Among those which did not work prior to PHOENICS 2008 but now do so satisfactorily are the following:

  1. The variables IX, IY, IZ, NX, NY,NZ may be used in any STORED, SOURCE and STORE1 statements and IF-operators:
        (STORED TS is TEM1*VOL with if(IX.LT.NX/2.AND.IY.LT.NY/3)!SWPFIN)
  2. Operators {} in any STORE1 formulas:
        (MAKE of XPP1 is 0.01)
        (MAKE of XPP2 is 0.74)
        (MAKE of YPP1 is 0.338)
        (MAKE of YPP2 is 0.98)
        (MAKE of D_UU)
        (STORE1 D_UU is -100*(U1{XPP1,YPP1} - U1{XPP2,YPP2}) with SWPFIN)
        (print of U1_different is D_UU)
  3. Operators [] with fixed indexes in any STORE1 formulas:
       (MAKE of IXP1 is 1)
       (MAKE of IXP2 is 3*NX/4)
       (MAKE of IYP1 is NX/4)
       (MAKE of IYP2 is NY)
       (MAKE of D_PI)
       (STORE1 D_PI is -100*(P1[IXP1,IYP1,1] - P1[IXP2,IYP2,1]) with SWPFIN)
       (print of P1I_different is D_PI)

    Note that expressions involving the use of {} and [] can not be used directly in SOURCE, STORED, INITIAL, PROPERTY or TABLE statements.

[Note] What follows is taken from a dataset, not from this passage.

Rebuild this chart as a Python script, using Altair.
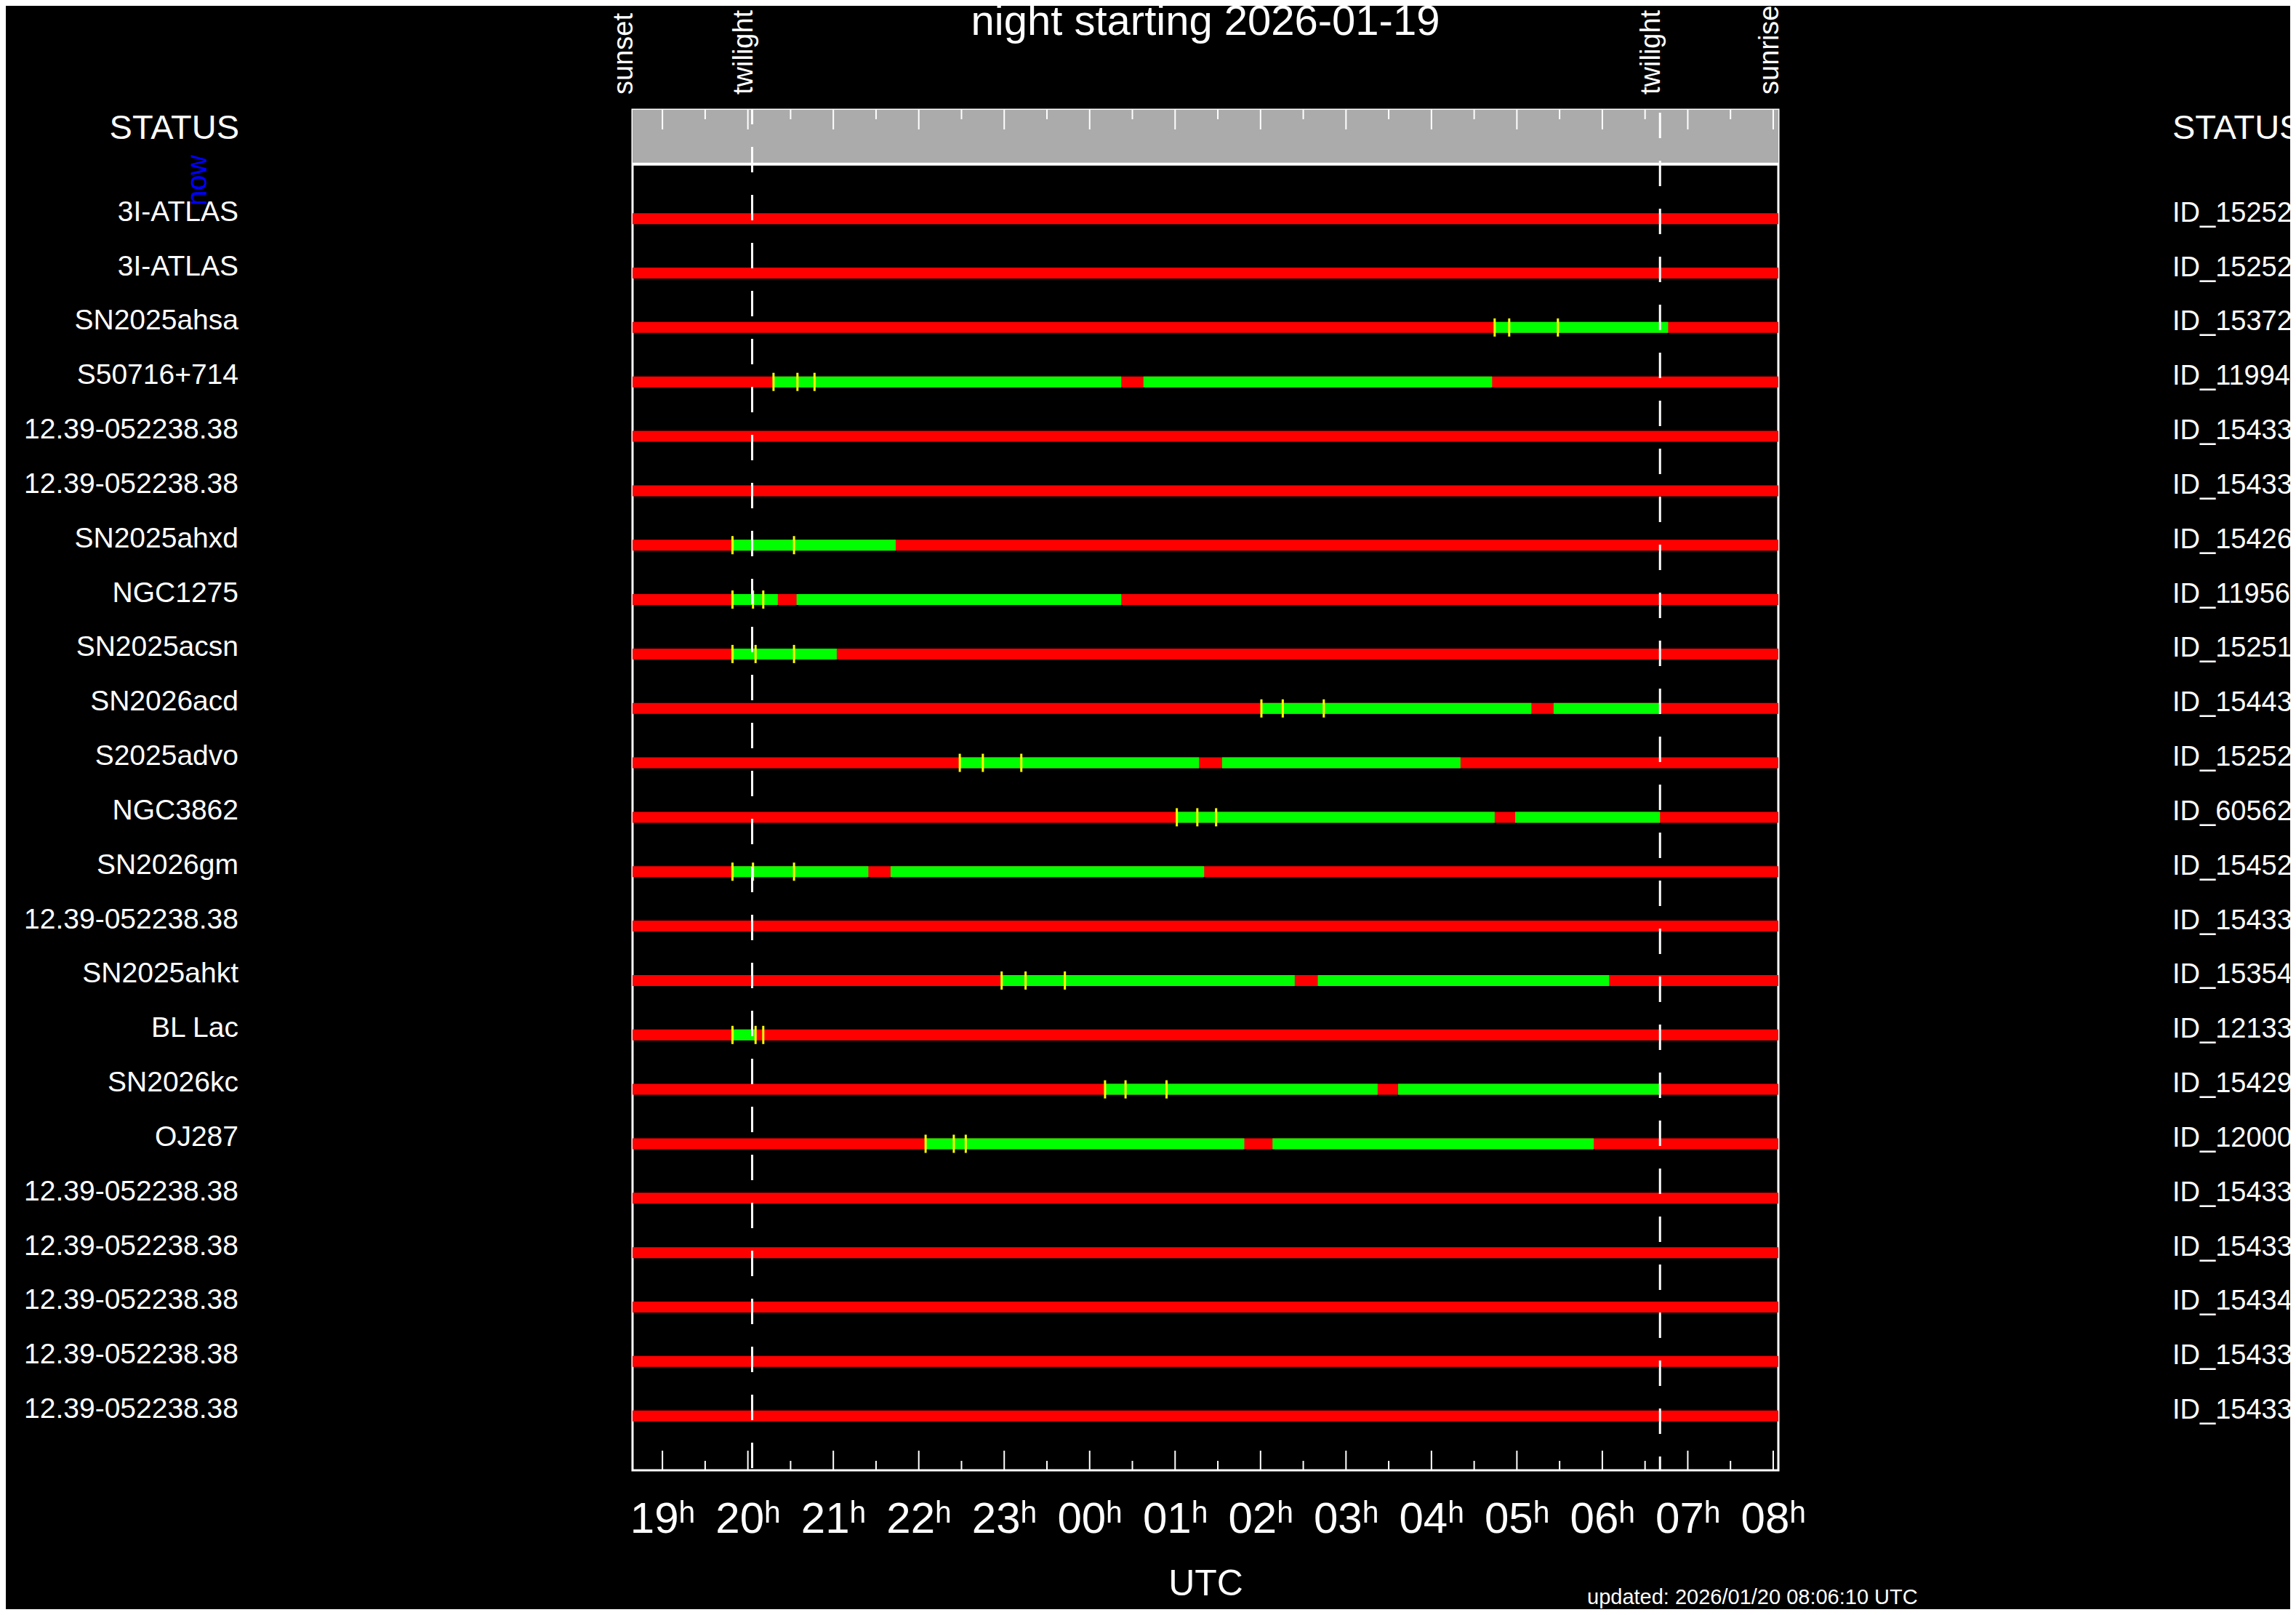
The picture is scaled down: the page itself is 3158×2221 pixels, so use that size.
import altair as alt
import pandas as pd

FONT = "Liberation Sans, Arial, Helvetica, sans-serif"

# ---------------- data (UTC hours; values > 24 are after midnight) ----------------
SUNSET = 18.65
TWILIGHT_EVE = 20.05
TWILIGHT_MORN = 30.675
SUNRISE = 32.06

TITLE = "night starting 2026-01-19"
UPDATED = "updated: 2026/01/20 08:06:10 UTC"

event_labels = ["sunset", "twilight", "twilight", "sunrise"]
event_times = [SUNSET, TWILIGHT_EVE, TWILIGHT_MORN, SUNRISE]

hour_ticks = list(range(19, 33))
half_hour_ticks = [19.5, 20.5, 21.5, 22.5, 23.5, 24.5, 25.5, 26.5, 27.5, 28.5, 29.5, 30.5, 31.5]

object_names = [
    "3I-ATLAS", "3I-ATLAS", "SN2025ahsa", "S50716+714", "12.39-052238.38",
    "12.39-052238.38", "SN2025ahxd", "NGC1275", "SN2025acsn", "SN2026acd",
    "S2025advo", "NGC3862", "SN2026gm", "12.39-052238.38", "SN2025ahkt",
    "BL Lac", "SN2026kc", "OJ287", "12.39-052238.38", "12.39-052238.38",
    "12.39-052238.38", "12.39-052238.38", "12.39-052238.38",
]

object_ids = [
    "ID_15252", "ID_15252", "ID_15372", "ID_11994", "ID_15433",
    "ID_15433", "ID_15426", "ID_11956", "ID_15251", "ID_15443",
    "ID_15252", "ID_60562", "ID_15452", "ID_15433", "ID_15354",
    "ID_12133", "ID_15429", "ID_12000", "ID_15433", "ID_15433",
    "ID_15434", "ID_15433", "ID_15433",
]

# observable (green) windows per object
green_windows = [
    [], [],
    [(28.74, 30.77)],
    [(20.30, 24.37), (24.63, 28.71)],
    [], [],
    [(19.82, 21.73)],
    [(19.82, 20.35), (20.57, 24.37)],
    [(19.82, 21.04)],
    [(26.01, 29.17), (29.43, 30.675)],
    [(22.48, 25.28), (25.55, 28.34)],
    [(25.02, 28.74), (28.98, 30.675)],
    [(19.82, 21.41), (21.67, 25.34)],
    [],
    [(22.97, 26.40), (26.67, 30.08)],
    [(19.82, 20.09)],
    [(24.18, 27.37), (27.61, 30.675)],
    [(22.08, 25.81), (26.14, 29.90)],
    [], [], [], [], [],
]

# yellow start markers per object
start_marks = [
    [], [],
    [28.74, 28.91, 29.48],
    [20.30, 20.58, 20.78],
    [], [],
    [19.82, 20.05, 20.54],
    [19.82, 20.06, 20.18],
    [19.82, 20.09, 20.54],
    [26.01, 26.26, 26.74],
    [22.48, 22.75, 23.20],
    [25.02, 25.26, 25.48],
    [19.82, 20.06, 20.54],
    [],
    [22.97, 23.25, 23.71],
    [19.82, 20.09, 20.18],
    [24.18, 24.42, 24.90],
    [22.08, 22.41, 22.55],
    [], [], [], [], [],
]

# ---------------- tables ----------------
rows = pd.DataFrame({
    "row": list(range(len(object_names))),
    "name": object_names,
    "oid": object_ids,
    "start": SUNSET,
    "end": SUNRISE,
})
green = pd.DataFrame(
    [{"row": i, "start": s, "end": e} for i, w in enumerate(green_windows) for s, e in w]
)
marks = pd.DataFrame(
    [{"row": i, "t": t} for i, ts in enumerate(start_marks) for t in ts]
)
events = pd.DataFrame({"label": event_labels, "t": event_times})
band = pd.DataFrame({"x": [SUNSET], "x2": [SUNRISE], "y": [-2], "y2": [-1]})
majors = pd.DataFrame({"t": hour_ticks})
minors = pd.DataFrame({"t": half_hour_ticks})

W, H = 1576, 1871

xs = alt.Scale(domain=[SUNSET, SUNRISE], nice=False, zero=False)
ys = alt.Scale(domain=[-2, 23], reverse=True, nice=False, zero=False)

x_axis = alt.Axis(
    values=hour_ticks,
    labelExpr="format(datum.value % 24, '02d') + 'ʰ'",
    domain=False, ticks=False, tickSize=0, grid=False,
    labelFont=FONT, labelFontSize=60, labelColor="white",
    labelPadding=85, labelBaseline="alphabetic",
    labelFlush=False, labelOverlap=False,
    title="UTC", titleFont=FONT, titleFontSize=50, titleFontWeight="normal",
    titleColor="white", titleX=W / 2, titleY=171,
    titleAlign="center", titleBaseline="alphabetic",
)


def X(field):
    return alt.X(field, scale=xs, axis=x_axis)


def Y(field):
    return alt.Y(field, scale=ys, axis=None)


gray_band = alt.Chart(band).mark_rect(color="#ABABAB").encode(
    x=X("x:Q"), x2="x2:Q", y=Y("y:Q"), y2="y2:Q",
)
band_line = alt.Chart(band).mark_rule(color="white", strokeWidth=4).encode(
    x=X("x:Q"), x2="x2:Q", y=Y("y2:Q"),
)

top_major = alt.Chart(majors).mark_rule(color="white", strokeWidth=2).encode(
    x=X("t:Q"), y=alt.value(0), y2=alt.value(27))
top_minor = alt.Chart(minors).mark_rule(color="white", strokeWidth=2).encode(
    x=X("t:Q"), y=alt.value(0), y2=alt.value(13))
bot_major = alt.Chart(majors).mark_rule(color="white", strokeWidth=2).encode(
    x=X("t:Q"), y=alt.value(H), y2=alt.value(H - 27))
bot_minor = alt.Chart(minors).mark_rule(color="white", strokeWidth=2).encode(
    x=X("t:Q"), y=alt.value(H), y2=alt.value(H - 13))

red_bars = alt.Chart(rows).mark_rule(color="#FF0000", strokeWidth=15, strokeCap="butt").encode(
    x=X("start:Q"), x2="end:Q", y=Y("row:Q"),
)
green_bars = alt.Chart(green).mark_rule(color="#00FF00", strokeWidth=15, strokeCap="butt").encode(
    x=X("start:Q"), x2="end:Q", y=Y("row:Q"),
)
yellow = alt.Chart(marks).mark_tick(color="#FFFF00", orient="vertical", size=25, thickness=3, opacity=1).encode(
    x=X("t:Q"), y=Y("row:Q"),
)

twi_eve = alt.Chart(events[events.t == TWILIGHT_EVE]).mark_rule(
    color="white", strokeWidth=3, strokeDash=[35, 31], strokeDashOffset=15
).encode(x=X("t:Q"), y=alt.value(0), y2=alt.value(H))
twi_morn = alt.Chart(events[events.t == TWILIGHT_MORN]).mark_rule(
    color="white", strokeWidth=3, strokeDash=[35, 31], strokeDashOffset=62
).encode(x=X("t:Q"), y=alt.value(0), y2=alt.value(H))

event_text = alt.Chart(events).mark_text(
    angle=270, align="left", baseline="alphabetic", font=FONT, fontSize=38, color="white"
).encode(x=X("t:Q"), y=alt.value(-21), text="label:N")

names_text = alt.Chart(rows).mark_text(
    align="right", baseline="alphabetic", dy=3, font=FONT, fontSize=39, color="white"
).encode(x=alt.value(-542), y=Y("row:Q"), text="name:N")
ids_text = alt.Chart(rows).mark_text(
    align="left", baseline="alphabetic", dy=4, font=FONT, fontSize=38, color="white"
).encode(x=alt.value(W + 542), y=Y("row:Q"), text="oid:N")

hdr = pd.DataFrame({"label": ["STATUS"]})
status_left = alt.Chart(hdr).mark_text(
    align="right", baseline="alphabetic", font=FONT, fontSize=47, color="white"
).encode(x=alt.value(-541), y=alt.value(40), text="label:N")
status_right = alt.Chart(hdr).mark_text(
    align="left", baseline="alphabetic", font=FONT, fontSize=47, color="white"
).encode(x=alt.value(W + 542), y=alt.value(40), text="label:N")

title_text = alt.Chart(pd.DataFrame({"label": [TITLE]})).mark_text(
    align="center", baseline="alphabetic", font=FONT, fontSize=58, color="white"
).encode(x=alt.value(W / 2), y=alt.value(-103), text="label:N")

updated_text = alt.Chart(pd.DataFrame({"label": [UPDATED]})).mark_text(
    align="left", baseline="alphabetic", font=FONT, fontSize=29, color="white"
).encode(x=alt.value(1313), y=alt.value(2055), text="label:N")

now_text = alt.Chart(pd.DataFrame({"label": ["now"]})).mark_text(
    angle=270, align="left", baseline="alphabetic", font=FONT, fontSize=38, color="#0000FF"
).encode(x=alt.value(-586), y=alt.value(132), text="label:N")

chart = alt.layer(
    gray_band, top_major, top_minor, band_line,
    red_bars, green_bars, yellow,
    twi_eve, twi_morn,
    bot_major, bot_minor,
    event_text, names_text, ids_text, status_left, status_right,
    title_text, updated_text, now_text,
).properties(
    width=W, height=H,
    autosize=alt.AutoSizeParams(type="none"),
    padding={"left": 862, "top": 143, "right": 704, "bottom": 191},
).configure(
    background="black",
).configure_view(
    stroke="white", strokeWidth=3,
)

chart.save("out.html", embed_options={"renderer": "svg", "actions": False})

    However, the desired end can be achieved in two stages by the use of STORE1. For example, instead of:

        (STORED of TDIF is 100*(TEM1 - TEM1[NX/2,NY/2,1]))
        (SOURCE of TEM1 at SRAD is 0.1*(TEM1{0.56,0.45,0.8}-TEM1) with LINE)

    one can write:

        (MAKE of TSENSA)
        (MAKE of TSENSB)
        (STORE1 TSENSA is TEM1[NX/2,NY/2,1])
        (STORE1 TSENSB is TEM1{0.56,0.45,0.8})
        (STORED of TDIF is 100*(TEM1 - TSENSA))
        (SOURCE of TEM1 at SRAD is 0.1*(TSENSB-TEM1) with LINE)
  4. In STORE1-operators can be used SUM() in any appearances with any IF-operators and with any patches and VR-Objects:
       **** SUM() and IF with XYZ ***
       (MAKE of TSUMX is 0)
       (MAKE of VSUMX)
       (STORE1 TSUMX is SUM(TEM1*VOL) with if(XG.LT.0.8.AND.YG.LT.0.5)!SWPFIN)
       (STORE1 VSUMX is SUM(VOL) with if(XG.LT.0.8.AND.YG.LT.0.5)!SWPFIN)
       (STORE1 TSUMX is TSUMX/VSUMX!SWPFIN)
    
       ****  SUM() and IF with IX/IY/IZ ***
       (MAKE of TSUMI is 0)
       (MAKE of VSUMI)
       (STORE1 TSUMI is SUM(TEM1*VOL) with if(IX.LT.30.AND.IY.LT.20)!SWPFIN)
       (STORE1 VSUMI is SUM(VOL) with if(IX.LT.30.AND.IY.LT.20)!SWPFIN)
       (STORE1 TSUMI is TSUMI/VSUMI!SWPFIN)
       (print of TSUMI is TSUMI)
    
       ****  SUM() and VRObject ****
      (MAKE of TSUMP is 0)
      (MAKE of VSUMP)
      (STORE1 TSUMP at SENTEM is SUM(TEM1*VOL) with SWPFIN)
      (STORE1 VSUMP at SENTEM is SUM(VOL) with SWPFIN)
      (STORE1 TSUMP is TSUMP/VSUMP!SWPFIN)
    
  5. Operators [] with relative indexes (+-1 or +-2) in any formulas:
        PATCH(DPDX1,EAST,2,NX-1,1,NY,1,1,1,1)
        (SOURCE of UC1 at DPDX1 is (P1[-1]-P1[+1])/2.)
    
  6. EAST, WEST, NORTH, SOUTH, HIGH or LOW functions in any formulas:
        PATCH(DPDY1,NORTH,1,NX,2,NY-1,1,1,1,1)
        (SOURCE of VC1 at DPDY1 is (SOUTH(P1)-NORTH(P1))/2.)
    
  7. Print operators for scalar STORE1 variables:
      (MAKE UR)
      (STORE1 of UR at INOUT is SUM(AHIGH) with SWPFIN)
      (print urFIRST is ur)
    
      (MAKE UB)
      (STORE1 of UB at INOUT is SUM(W1*AHIGH)/UR with SWPFIN)
      (print ubLAST is ub)
    

    Variables are printed to the INFOROUT file (as in sequential mode).

  8. Print operators for STORE arrays , for example:
      patch(inout,cell,1,nx,1,ny,nz-3,nz-3,1,1)
      (print FLUX at inout is w1*ahigh)

    will not work in parallel mode.

    However, instead of this single operator, the following operators can be used:

      (stored of FLUX is w1*ahigh with IF(IZ.EQ.NZ-3))

    or

      (stored of FLUX at inout is w1*ahigh)
    

    In this case the FLUX array is printed in the Result file.

13.3 In-Form statements which can not yet be used

In the current version of In-Form it is impossible to use the following operators:

  1. Operators [] with relative indexes using offset value great 2;
  2. (INFOB or (MOVOB statements;
  3. SSUM function;
  4. SPHERE or BOX functions;
  5. POINT or LINE functions;
  6. INFOB flag.
  7. PRINT operators for user defined arrays.